▸ Requirement
Copy only what lies from the line containing "Write the Plotly.js code for this chart." through the line containing "60, 70, 80];" in the entries below, keeping both end lines exact and dropping every picture.

(Dataset entries)
________________________

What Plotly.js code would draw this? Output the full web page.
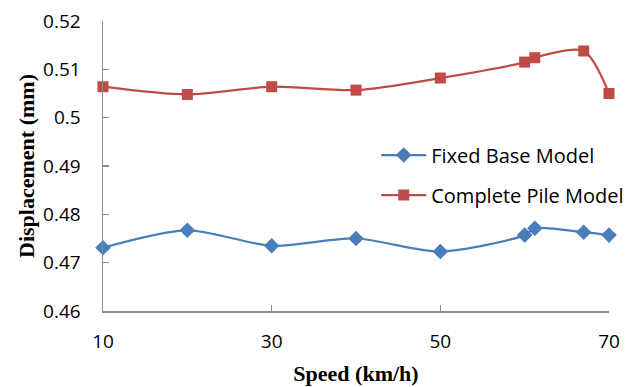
<!DOCTYPE html>
<html>
<head>
<meta charset="utf-8">
<script src="https://cdn.plot.ly/plotly-3.0.1.min.js"></script>
<style>body{margin:0;background:#fff}#chart{width:641px;height:387px}</style>
</head>
<body>
<div id="chart"></div>
<script>
var speed = [10, 20, 30, 40, 50, 60, 61.2, 67, 70];
var fixedBase = [0.4731, 0.4767, 0.4735, 0.4750, 0.4723, 0.4757, 0.4771, 0.4763, 0.4757];
var completePile = [0.5064, 0.5048, 0.5064, 0.5057, 0.5082, 0.5115, 0.5124, 0.5138, 0.5050];
var seriesNames = ["Fixed Base Model", "Complete Pile Model"];
var xTickVals = [10, 30, 50, 70];
var xTickText = ["10", "30", "50", "70"];
var yTickVals = [0.46, 0.47, 0.48, 0.49, 0.50, 0.51, 0.52];
var yTickText = ["0.46", "0.47", "0.48", "0.49", "0.5", "0.51", "0.52"];

var traces = [
  {x: speed, y: fixedBase, name: seriesNames[0], type: 'scatter', mode: 'lines+markers',
   legendgroup: 'a', cliponaxis: false,
   line: {color: '#4A7EBB', width: 2.25, shape: 'spline', smoothing: 0.8},
   marker: {symbol: 'diamond', size: 12, color: '#4A7EBB'}},
  {x: speed, y: completePile, name: seriesNames[1], type: 'scatter', mode: 'lines+markers',
   legendgroup: 'b', cliponaxis: false,
   line: {color: '#BE4B48', width: 2.25, shape: 'spline', smoothing: 0.8},
   marker: {symbol: 'square', size: 11, color: '#BE4B48'}}
];

var layout = {
  width: 641, height: 387,
  margin: {l: 103, r: 30, t: 21, b: 76},
  paper_bgcolor: '#fff', plot_bgcolor: '#fff',
  showlegend: true,
  legend: {x: 0.54, y: 0.605, xanchor: 'left', yanchor: 'top',
           font: {family: 'Open Sans', size: 20, color: '#000'},
           itemwidth: 45, tracegroupgap: 11, traceorder: 'grouped',
           bgcolor: 'rgba(0,0,0,0)'},
  xaxis: {range: [10, 70], tickmode: 'array', tickvals: xTickVals, ticktext: xTickText,
          showgrid: false, zeroline: false, showline: true, linecolor: '#8C8C8C', linewidth: 1.5,
          ticks: 'inside', ticklen: 6, tickcolor: '#8C8C8C', tickwidth: 1.5,
          ticklabelstandoff: 13,
          tickfont: {family: 'Open Sans', size: 19, color: '#000'},
          title: {text: 'Speed (km/h)', font: {family: 'Liberation Serif', size: 22, color: '#000', weight: 'bold'}, standoff: 12}},
  yaxis: {range: [0.46, 0.52], tickmode: 'array', tickvals: yTickVals, ticktext: yTickText,
          showgrid: false, zeroline: false, showline: true, linecolor: '#8C8C8C', linewidth: 1.5,
          ticks: 'inside', ticklen: 6, tickcolor: '#8C8C8C', tickwidth: 1.5,
          ticklabelstandoff: 17,
          tickfont: {family: 'Open Sans', size: 19, color: '#000'},
          title: {text: 'Displacement (mm)', font: {family: 'Liberation Serif', size: 22, color: '#000', weight: 'bold'}, standoff: 2}}
};

Plotly.newPlot('chart', traces, layout, {displayModeBar: false, staticPlot: true});
</script>
</body>
</html>
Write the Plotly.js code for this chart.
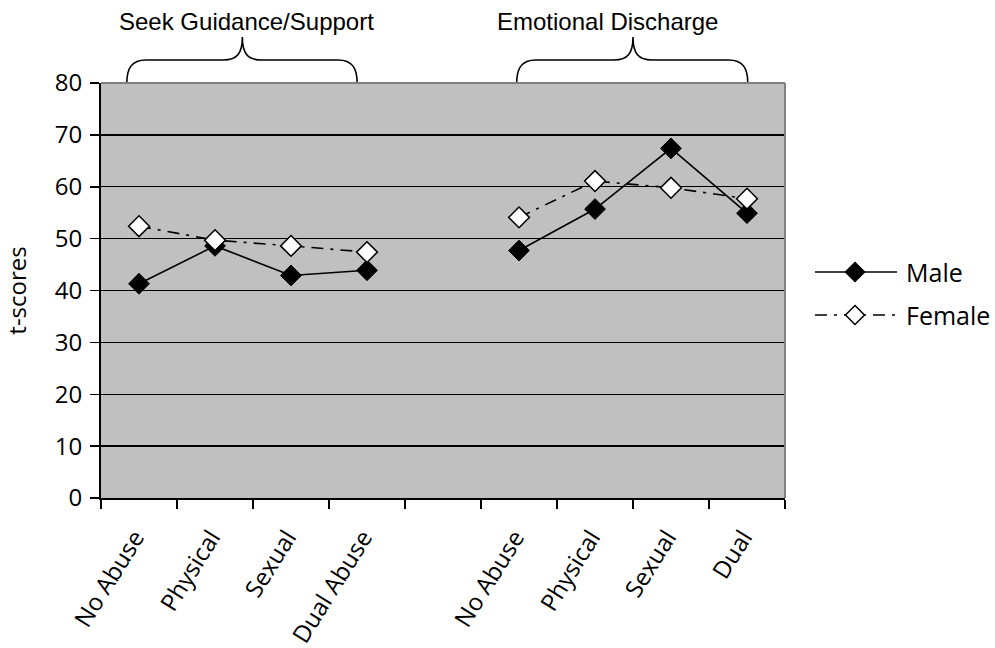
<!DOCTYPE html>
<html>
<head>
<meta charset="utf-8">
<script src="https://cdn.plot.ly/plotly-3.0.1.min.js"></script>
<style>html,body{margin:0;padding:0;background:#fff;}#chart{width:995px;height:648px;}</style>
</head>
<body>
<div id="chart"></div>
<script>
// ---- data ----
const categories = ["No Abuse", "Physical", "Sexual", "Dual Abuse", "", "No Abuse", "Physical", "Sexual", "Dual"];
const maleScores = [41.3, 48.6, 42.9, 43.9, null, 47.7, 55.7, 67.4, 54.9];
const femaleScores = [52.4, 49.7, 48.6, 47.4, null, 54.1, 61.1, 59.8, 57.7];
const seriesNames = ["Male", "Female"];
const groupLabels = ["Seek Guidance/Support", "Emotional Discharge"];
const yTicks = [0, 10, 20, 30, 40, 50, 60, 70, 80];

// ---- layout geometry ----
const W = 995, H = 648;
const M = {l: 101, r: 210, t: 83, b: 150};
const pw = W - M.l - M.r, ph = H - M.t - M.b;
const nCat = categories.length;
const xIdx = categories.map((_, i) => i);
const catPx = i => M.l + (i + 0.5) * pw / nCat;
const PX = px => (px - M.l) / pw;
const PY = py => (H - M.b - py) / ph;
const pt = (x, y) => PX(x).toFixed(5) + ',' + PY(y).toFixed(5);

// braces (positions in category units)
const braceSpecs = [
  {left: -0.16, right: 2.87, tip: 1.36, text: 1.42},
  {left: 4.97, right: 8.01, tip: 6.5, text: 6.17}
];
function bracePath(s) {
  const x0 = catPx(s.left), x1 = catPx(s.right), t = catPx(s.tip);
  const yb = M.t, ym = 60, yt = 37;
  return 'M' + pt(x0, yb) +
    ' C' + pt(x0, 68) + ' ' + pt(x0 + 5, ym) + ' ' + pt(x0 + 19, ym) +
    ' L' + pt(t - 19, ym) +
    ' C' + pt(t - 5, ym) + ' ' + pt(t, 53) + ' ' + pt(t, yt) +
    ' C' + pt(t, 53) + ' ' + pt(t + 5, ym) + ' ' + pt(t + 19, ym) +
    ' L' + pt(x1 - 19, ym) +
    ' C' + pt(x1 - 5, ym) + ' ' + pt(x1, 68) + ' ' + pt(x1, yb);
}
function diamondPath(cx, cy, r) {
  return 'M' + pt(cx, cy - r) + ' L' + pt(cx + r, cy) + ' L' + pt(cx, cy + r) + ' L' + pt(cx - r, cy) + ' Z';
}

const shapes = braceSpecs.map(s => ({
  type: 'path', xref: 'paper', yref: 'paper', path: bracePath(s),
  line: {color: '#000', width: 1.6}, layer: 'above'
}));
// gray top and right plot border
shapes.push({type: 'line', xref: 'paper', yref: 'paper', x0: 0, x1: 1, y0: 1, y1: 1, line: {color: '#808080', width: 2}, layer: 'above'});
shapes.push({type: 'line', xref: 'paper', yref: 'paper', x0: 1, x1: 1, y0: 0, y1: 1, line: {color: '#808080', width: 2}, layer: 'above'});

const annotations = braceSpecs.map((s, i) => ({
  xref: 'paper', yref: 'paper', x: PX(catPx(s.text)), y: PY(22),
  xanchor: 'center', yanchor: 'middle', showarrow: false,
  text: groupLabels[i],
  font: {family: 'Liberation Sans, Arial, sans-serif', size: 24, color: '#000'}
}));

const tickFont = {family: 'Open Sans, sans-serif', size: 24, color: '#000'};
const legendFont = {family: 'Open Sans, sans-serif', size: 25, color: '#000'};

const seriesStyle = [
  {dash: 'solid', fill: '#000', lineW: 1},
  {dash: '12px,7px,3px,7px', fill: '#fff', lineW: 1.5}
];

// legend drawn next to the plot (long key lines, as in the reference)
const legendRows = [272, 315];
seriesNames.forEach((name, i) => {
  const y = legendRows[i];
  shapes.push({type: 'line', xref: 'paper', yref: 'paper', x0: PX(815), x1: PX(897), y0: PY(y), y1: PY(y),
    line: {color: '#000', width: 1.6, dash: seriesStyle[i].dash}, layer: 'above'});
  shapes.push({type: 'path', xref: 'paper', yref: 'paper', path: diamondPath(855, y, 9.5),
    fillcolor: seriesStyle[i].fill, line: {color: '#000', width: 1.5}, layer: 'above'});
  annotations.push({xref: 'paper', yref: 'paper', x: PX(904), y: PY(y), xanchor: 'left', yanchor: 'middle',
    showarrow: false, text: name, font: legendFont});
});

const series = [maleScores, femaleScores];
const traces = series.map((vals, i) => ({
  x: xIdx, y: vals, name: seriesNames[i], type: 'scatter', mode: 'lines+markers',
  connectgaps: false, showlegend: false,
  line: {color: '#000', width: 1.6, dash: seriesStyle[i].dash},
  marker: {symbol: 'diamond', size: 16, color: seriesStyle[i].fill, line: {color: '#000', width: seriesStyle[i].lineW}}
}));

const layout = {
  width: W, height: H,
  margin: M,
  paper_bgcolor: '#fff',
  plot_bgcolor: '#C0C0C0',
  showlegend: false,
  xaxis: {
    range: [-0.5, nCat - 0.5],
    tickmode: 'array', tickvals: xIdx, ticktext: categories,
    tickangle: -58, ticks: '', tickfont: {family: 'Open Sans, sans-serif', size: 24, color: '#000'},
    ticklabelstandoff: 14, ticklabelshift: -4,
    showgrid: false, zeroline: false,
    showline: true, linecolor: '#000', linewidth: 2,
    minor: {tick0: -0.5, dtick: 1, ticks: 'outside', ticklen: 9, tickwidth: 1.5, tickcolor: '#000', showgrid: false},
    fixedrange: true
  },
  yaxis: {
    range: [0, 80],
    tickmode: 'array', tickvals: yTicks,
    ticks: 'outside', ticklen: 9, tickwidth: 1.5, tickcolor: '#000',
    tickfont: tickFont, ticklabelstandoff: 3,
    showgrid: true, gridcolor: '#000', gridwidth: 1.3,
    zeroline: false,
    showline: true, linecolor: '#000', linewidth: 2,
    title: {text: 't-scores', font: tickFont, standoff: 22},
    fixedrange: true
  },
  shapes: shapes,
  annotations: annotations
};

Plotly.newPlot('chart', traces, layout, {displayModeBar: false, staticPlot: true});
</script>
</body>
</html>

________________________

▸ Output
Write the Plotly.js code for this chart.
<!DOCTYPE html>
<html>
<head>
<meta charset="utf-8">
<script src="https://cdn.plot.ly/plotly-3.0.1.min.js"></script>
<style>html,body{margin:0;padding:0;background:#fff;}#chart{width:995px;height:648px;}</style>
</head>
<body>
<div id="chart"></div>
<script>
// ---- data ----
const categories = ["No Abuse", "Physical", "Sexual", "Dual Abuse", "", "No Abuse", "Physical", "Sexual", "Dual"];
const maleScores = [41.3, 48.6, 42.9, 43.9, null, 47.7, 55.7, 67.4, 54.9];
const femaleScores = [52.4, 49.7, 48.6, 47.4, null, 54.1, 61.1, 59.8, 57.7];
const seriesNames = ["Male", "Female"];
const groupLabels = ["Seek Guidance/Support", "Emotional Discharge"];
const yTicks = [0, 10, 20, 30, 40, 50, 60, 70, 80];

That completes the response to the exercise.